The Federal Circuit has ruled that the on-sale bar rule of 35 U.S.C. § 102 applies to sales of products made available to the public even if what’s offered doesn’t fully disclose the invention.
The case of Helsinn v. Teva involves four Helsinn patents for intravenous formulations of a drug called palonosetron for reducing or reducing the likelihood of chemotherapy-induced nausea and vomiting (CINV).
Helsinn sued Teva alleging that Teva’s filing of an Abbreviated New Drug Application (ANDA) constituted an infringement of various claims of those patents.
Teva countered that the claims were invalid under the on-sale bar rules.

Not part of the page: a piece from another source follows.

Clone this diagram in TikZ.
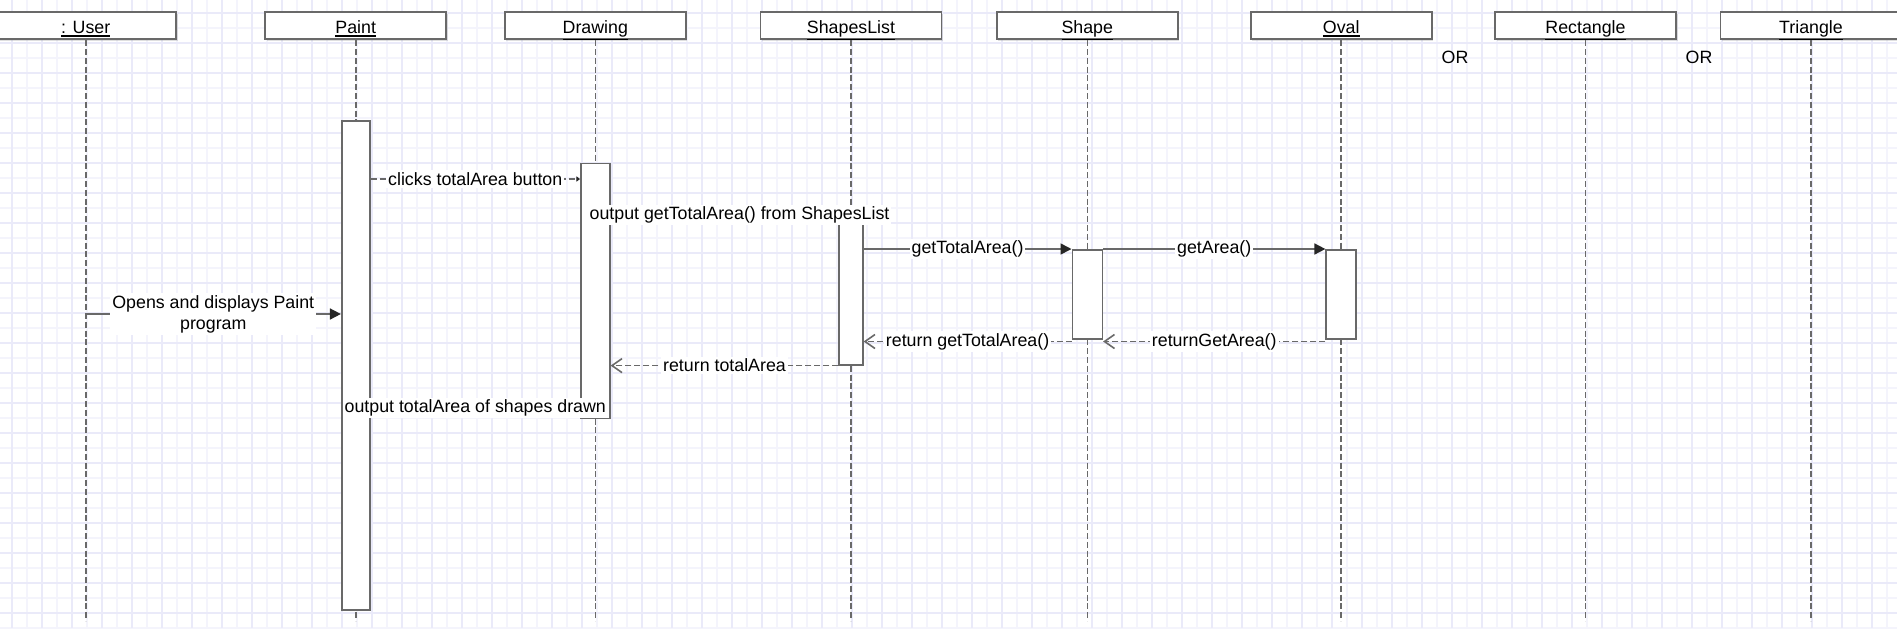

Three of the patents at issue pre-dated the America Invents Act (AIA) and one was issued after it was enacted.
In 2001, almost two years before Helsinn applied for one of its patents, Helsinn and another company entered into two agreements relating to products to be made under the future patent: a license agreement and a supply and purchase agreement.
The agreements were announced in a joint press release and in the other company’s Form 8-K filing with the Securities and Exchange Commission (SEC).
Under the terms of the license, the other company agreed to pay Helsinn $11 million plus future royalties on distribution of “products.” The products at issue were specific doses of palonosetron.
However, the SEC filing and press release did not reveal the price and dosing level.
Helsinn then filed three patent applications from 2005 to 2006 and a fourth in 2013, all covering a 0.25 mg dose.
In 2015, Teva filed its ANDA seeking FDA approval to market a generic 0.25 mg palonosetron product.
35 U.S.C. § 102 provides that
A person shall be entitled to a patent unless— (1) the claimed invention was patented, described in a printed publication, or in public use, on sale, or otherwise available to the public [more than one year] before the effective filing date of the claimed invention…
The court concluded that the announcement of the sale created prior art, even without the dosing details.
This is an important development that will lead to a change in Patent Office practices.
There can be no real dispute that an agreement contracting for the sale of the claimed invention contingent on regulatory approval is still a commercial sale as the commercial community would understand that term.